Stepping it up
This high-performing Sydney home employs a site-specific design that breaks out of the typical Passive House box while still achieving the energy efficiency and renewable energy requirements.
Passive Houses can have a tendency to be cubic or boxy in shape, as the simpler the building form and the lower the surface-area-to-volume ratio, the easier it is to achieve the required airtightness and energy efficiency. However, it doesn’t have to be this way. A recently completed Passive House Plus in the Sydney suburb of Strathfield South takes a different form, as the challenging block called for a solution that was ‘outside the box’.
The clients, May and Matthew, bought the block in 2009. The house was cold, lacked space, light and storage, and needed structural work. They initially planned to renovate, but after speaking to architect Andy Marlow at Envirotecture it became clear a knockdown and rebuild was the best way forward as the existing house required more work than was cost-effective. By building a new house, the couple could achieve their brief for a sustainable, energy-efficient house that would suit them and their two young children well into the future.

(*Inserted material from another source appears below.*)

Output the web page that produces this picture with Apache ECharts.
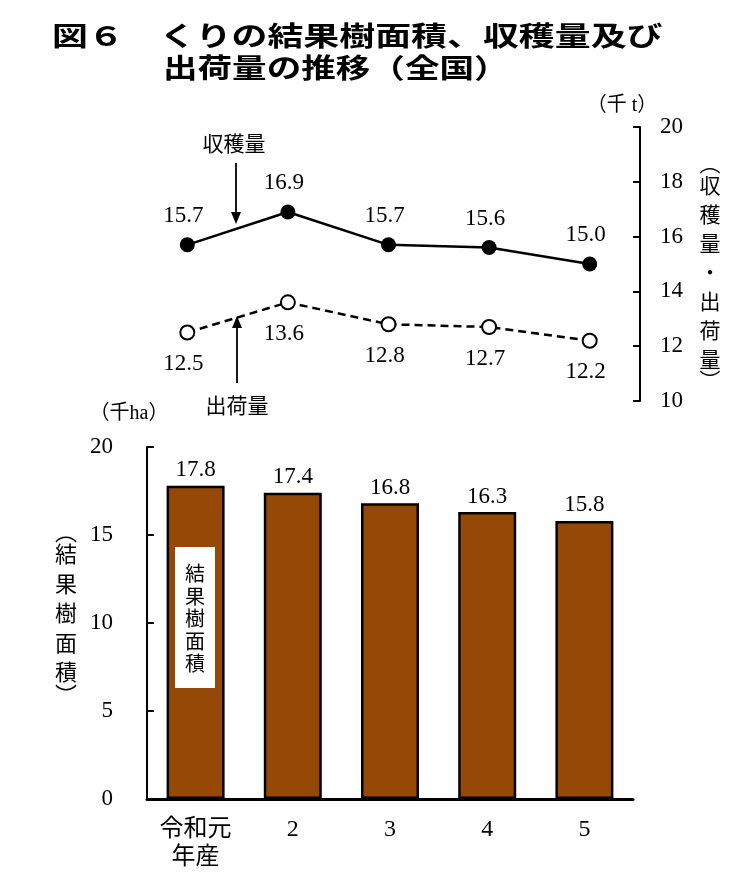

Site conditions made a standard passive solar design difficult: the street is to the north where a large tree obstructs solar access to the front of the house, and the block slopes downward from the street with a two-storey house to the west. In response, the Envirotecture team initially opted for a solution combining passive solar design with Passive House principles. This first design included single- and double-storey sections, green roofs and a central courtyard, but when the building was costed higher than anticipated, Andy developed a second design more typical of the compact Passive House box. “It was cheaper, but not enough for us to forgo how much we loved the original design. If we had to spend a lot of money, we decided we might as well get something we really loved and so we went with the first design,” says May.
The front of the house is single storey with a gabled roof that fits with the vernacular of the streetscape. The challenge was then to get sun into the back of the house. To achieve this, a flat green roof and a side courtyard are in the centre of the plan, so that light can enter the two-storey rear volume.

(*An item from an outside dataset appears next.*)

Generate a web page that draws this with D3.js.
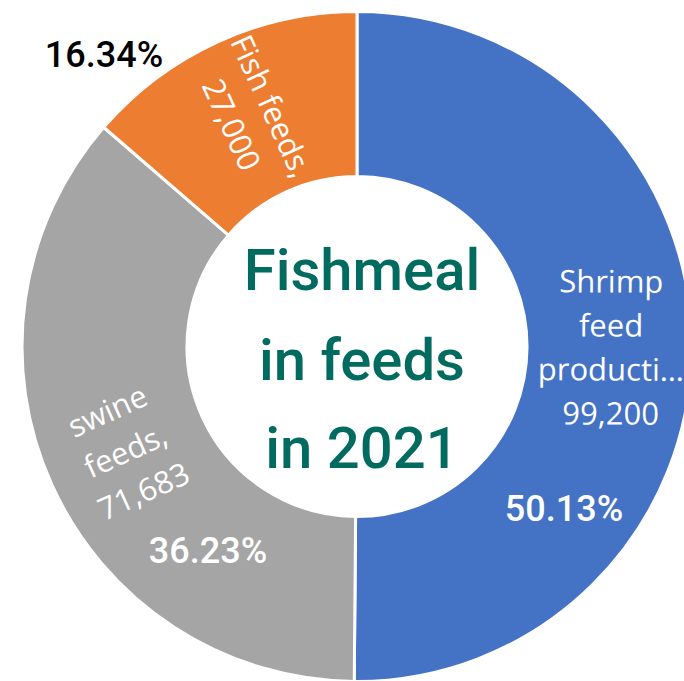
<!DOCTYPE html>
<html>
<head>
<meta charset="utf-8">
<script src="https://cdn.jsdelivr.net/npm/d3@7"></script>
<style>
  html, body { margin: 0; padding: 0; background: #fff; }
  svg { display: block; }
</style>
</head>
<body>
<svg id="chart" width="684" height="681"></svg>
<script>
// ---- data ----
const categories = ["Shrimp feed producti…", "swine feeds", "Fish feeds"];
const labelLines = [["Shrimp", "feed", "producti…", "99,200"], ["swine", "feeds,", "71,683"], ["Fish feeds,", "27,000"]];
const values = [99200, 71683, 27000];
const percentLabels = ["50.13%", "36.23%", "16.34%"];
const colors = ["#4472C4", "#A5A5A5", "#ED7D31"];
const titleLines = ["Fishmeal", "in feeds", "in 2021"];

// ---- layout ----
const svg = d3.select("#chart");
const cx = 357, cy = 346.5;
const outerR = 335, innerR = 170;

const pie = d3.pie().sort(null).value(d => d).startAngle(0).endAngle(2 * Math.PI);
const arcs = pie(values);
const arc = d3.arc().innerRadius(innerR).outerRadius(outerR);

const g = svg.append("g").attr("transform", `translate(${cx},${cy})`);

g.selectAll("path.slice")
  .data(arcs)
  .join("path")
  .attr("class", "slice")
  .attr("d", arc)
  .attr("fill", (d, i) => colors[i])
  .attr("stroke", "#fff")
  .attr("stroke-width", 3);

// category labels, oriented along the radius
const labelArc = d3.arc().innerRadius(254).outerRadius(254);
const labelFont = "'Open Sans', 'Noto Sans', sans-serif";
const lineH = 44;
arcs.forEach((d, i) => {
  const [x, y] = labelArc.centroid(d);
  const mid = (d.startAngle + d.endAngle) / 2;
  let rot = Math.atan2(Math.cos(mid), -Math.sin(mid)) * 180 / Math.PI;
  if (rot > 90.5) rot -= 180;
  if (rot < -90.5) rot += 180;
  const lines = labelLines[i];
  const t = g.append("text")
    .attr("transform", `translate(${x},${y}) rotate(${rot})`)
    .attr("text-anchor", "middle")
    .attr("font-family", labelFont)
    .attr("font-size", 31)
    .attr("fill", "#fff");
  lines.forEach((ln, k) => {
    t.append("tspan")
      .attr("x", 0)
      .attr("y", (k - (lines.length - 1) / 2) * lineH + 11)
      .text(ln);
  });
});

// percentage labels
const pctPos = [[564, 521], [208, 563], [104, 67]];
const pctColor = ["#fff", "#fff", "#000"];
percentLabels.forEach((p, i) => {
  svg.append("text")
    .attr("x", pctPos[i][0])
    .attr("y", pctPos[i][1])
    .attr("text-anchor", "middle")
    .attr("font-family", "Roboto, 'Noto Sans', sans-serif")
    .attr("font-weight", 500)
    .attr("font-size", 36)
    .attr("fill", pctColor[i])
    .text(p);
});

// center title
const titleBase = [290, 380, 468];
titleLines.forEach((ln, i) => {
  svg.append("text")
    .attr("x", 362)
    .attr("y", titleBase[i])
    .attr("text-anchor", "middle")
    .attr("font-family", "Roboto, 'Noto Sans', sans-serif")
    .attr("font-weight", 500)
    .attr("font-size", 58)
    .attr("fill", "#026B5F")
    .text(ln);
});
</script>
</body>
</html>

Internally, the garage, two children’s bedrooms and study are in the front of the house beneath the gabled roof, and the laundry and bathroom are beneath the flat green roof. The living area is in a double-height space at the rear, with the dining and kitchen adjacent. An open staircase ascends to the main bedroom, walk-in robe and ensuite (with Japanese bathtub) upstairs.

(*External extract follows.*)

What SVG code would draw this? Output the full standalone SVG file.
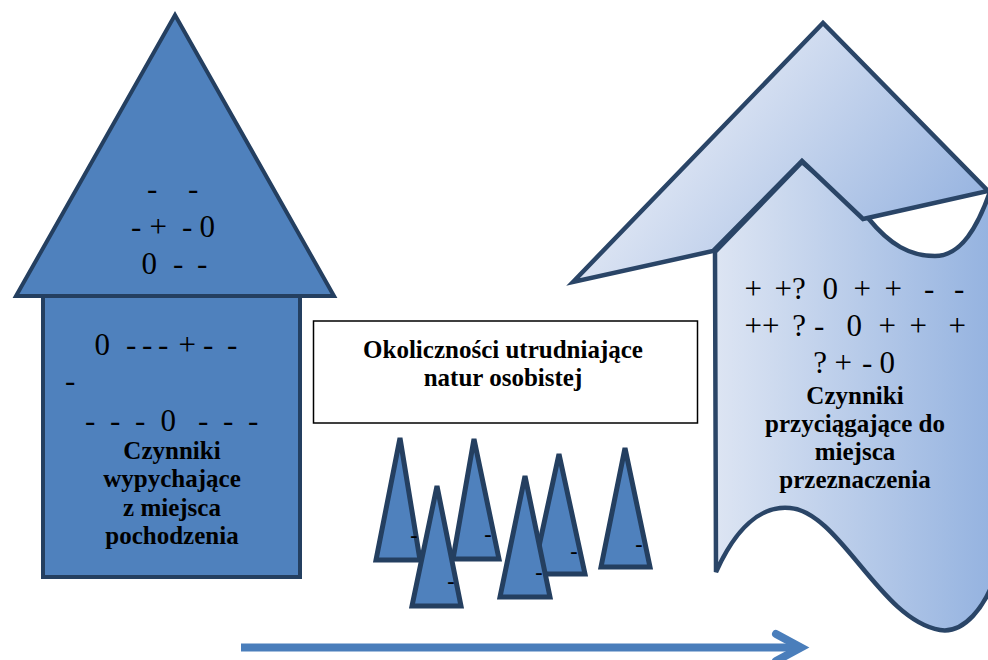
<svg xmlns="http://www.w3.org/2000/svg" width="988" height="660" viewBox="0 0 988 660">
<defs>
<style>
.blue{fill:#4f81bd;stroke:#243f60;stroke-width:4;stroke-linejoin:miter}
.tree{fill:#4f81bd;stroke:#243f60;stroke-width:5}
.pale{stroke:#2a4567;stroke-width:4.5;stroke-linejoin:miter}
.sym{font-family:"Liberation Serif","Times New Roman",serif;font-size:31px;fill:#000}
.lbl{font-family:"Liberation Serif","Times New Roman",serif;font-size:25px;font-weight:bold;fill:#000;text-anchor:middle}
.dash{font-family:"Liberation Serif","Times New Roman",serif;font-size:22px;font-weight:bold;fill:#000;text-anchor:middle}
</style>
<linearGradient id="gBody" gradientUnits="userSpaceOnUse" x1="715" y1="0" x2="990" y2="0">
<stop offset="0" stop-color="#dde5f3"/>
<stop offset="1" stop-color="#95b3e0"/>
</linearGradient>
<linearGradient id="gRoof" gradientUnits="userSpaceOnUse" x1="700" y1="60" x2="960" y2="260">
<stop offset="0" stop-color="#e3e9f5"/>
<stop offset="1" stop-color="#93b1df"/>
</linearGradient>
<marker id="chev" markerUnits="userSpaceOnUse" markerWidth="50" markerHeight="40" viewBox="0 0 50 40" refX="32" refY="20" orient="auto">
<path d="M11,6.5 L36,20 L11,33.5" fill="none" stroke="#4a7ebb" stroke-width="8" stroke-linecap="round" stroke-linejoin="miter"/>
</marker>
</defs>

<g id="push-house">
<rect class="blue" x="43" y="296" width="257" height="281"/>
<polygon class="blue" points="16,296 175,15 334,296"/>
<text class="sym" y="199"><tspan x="147">-</tspan> <tspan x="188">-</tspan></text>
<text class="sym" y="237"><tspan x="131">-</tspan> <tspan x="149.5">+</tspan> <tspan x="182">-</tspan> <tspan x="199.5">0</tspan></text>
<text class="sym" y="274"><tspan x="141.5">0</tspan> <tspan x="173">-</tspan> <tspan x="197">-</tspan></text>
<text class="sym" y="355"><tspan x="94.5">0</tspan> <tspan x="126">-</tspan> <tspan x="142">-</tspan> <tspan x="158">-</tspan> <tspan x="178.5">+</tspan> <tspan x="203">-</tspan> <tspan x="227">-</tspan></text>
<text class="sym" y="391"><tspan x="65">-</tspan></text>
<text class="sym" y="431"><tspan x="85">-</tspan> <tspan x="110">-</tspan> <tspan x="135">-</tspan> <tspan x="160.5">0</tspan> <tspan x="198">-</tspan> <tspan x="223">-</tspan> <tspan x="248">-</tspan></text>
<text class="lbl" x="172" y="459">Czynniki</text>
<text class="lbl" x="172" y="487">wypychające</text>
<text class="lbl" x="172" y="516">z miejsca</text>
<text class="lbl" x="172" y="544">pochodzenia</text>
</g>

<g id="obstacles-box">
<rect x="313.5" y="321" width="384" height="102" fill="#fff" stroke="#000" stroke-width="1.5"/>
<text class="lbl" x="503" y="358">Okoliczności utrudniające</text>
<text class="lbl" x="503" y="386">natur osobistej</text>
</g>

<g id="obstacles-trees">
<g id="tree1"><polygon class="tree" points="400,438 376,560 420,560"/><text class="dash" x="414" y="542">-</text></g>
<g id="tree3"><polygon class="tree" points="474,439 453,559 499,559"/><text class="dash" x="488" y="541">-</text></g>
<g id="tree2"><polygon class="tree" points="437,486 412,606 461,606"/><text class="dash" x="451" y="588">-</text></g>
<g id="tree5"><polygon class="tree" points="559,454 533,574 585,574"/><text class="dash" x="574" y="558">-</text></g>
<g id="tree4"><polygon class="tree" points="525,476 500,597 550,597"/><text class="dash" x="539" y="579">-</text></g>
<g id="tree6"><polygon class="tree" points="625,448 601,567 650,567"/><text class="dash" x="639" y="551">-</text></g>
</g>

<g id="pull-house">
<path class="pale" fill="url(#gBody)" d="M715,252 L802,162 L868,218 C890,245 910,256 935,256 C960,256 978,230 994,180 L994,580 C985,605 965,634 940,630 C880,620 840,512 790,508 C760,505 735,530 716,572 Z"/>
<path class="pale" fill="url(#gRoof)" d="M573,282 L823,23 L988,191 L863,219 L802,161 L713,251 Z"/>
<text class="sym" y="299"><tspan x="744.5">+</tspan> <tspan x="774.5">+?</tspan> <tspan x="822.5">0</tspan> <tspan x="853.5">+</tspan> <tspan x="884.5">+</tspan> <tspan x="924">-</tspan> <tspan x="954">-</tspan></text>
<text class="sym" y="336"><tspan x="744.5">++</tspan> <tspan x="792.3">?</tspan> <tspan x="814">-</tspan> <tspan x="846.5">0</tspan> <tspan x="878.5">+</tspan> <tspan x="909.5">+</tspan> <tspan x="948.5">+</tspan></text>
<text class="sym" y="373"><tspan x="813.3">?</tspan> <tspan x="834.5">+</tspan> <tspan x="862">-</tspan> <tspan x="879.5">0</tspan></text>
<text class="lbl" x="855" y="404">Czynniki</text>
<text class="lbl" x="855" y="432">przyciągające do</text>
<text class="lbl" x="855" y="460">miejsca</text>
<text class="lbl" x="855" y="488">przeznaczenia</text>
</g>

<g id="connectors">
<line x1="241" y1="647.5" x2="797" y2="647.5" stroke="#4a7ebb" stroke-width="8" marker-end="url(#chev)"/>
</g>
</svg>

The double-height ceiling and a high-level triangular window opening onto the green roof work together to bring light and a greater sense of space into the living area, while a glazed sliding door to the courtyard allows light to enter the dining area and kitchen. The open treads of the staircase also allow a view through to the backyard, and a window at the top of the stairs provides a sky view.
The house is all timber framed, including the structure supporting the green roof. Inside, an inspired design feature is the elegant curved timber ceiling in the hallway, which serves several purposes. It enhances the arrival experience into and through the house, provides a seamless transition between the front and central sections with their different roof structures, and hides the ductwork for the mechanical ventilation with heat recovery that delivers filtered air to every room. And with joinery for storage and seating, the hallway has become a favourite place for Matthew and May’s children to read, and a convenient place to sit and put on shoes.
The building meets the requirements of Passive House Plus because it generates at least as much renewable energy as the residents consume, thanks to rigorous design and a 10-kilowatt solar array; May and Matthew are yet to pay a utility bill. “We knew we had to get the design right, or it would be impossible or very expensive to fix. We thought to invest in the important things, like triple glazing, that are going to last for a long time, and save where we could on other things such as fixtures and fittings,” says May. “That’s the approach we took to the project and every dollar has been worth it.”
While the house breaks with the conventional compact shape of a Passive House, its more complex and site-specific design achieves the energy efficiency and renewable energy requirements. “It’s not a simple geometry and there is lots of external surface compared to volume, which is not very Passive House, but demonstrates that with this approach, if you’re careful and creative you can do anything,” says Andy.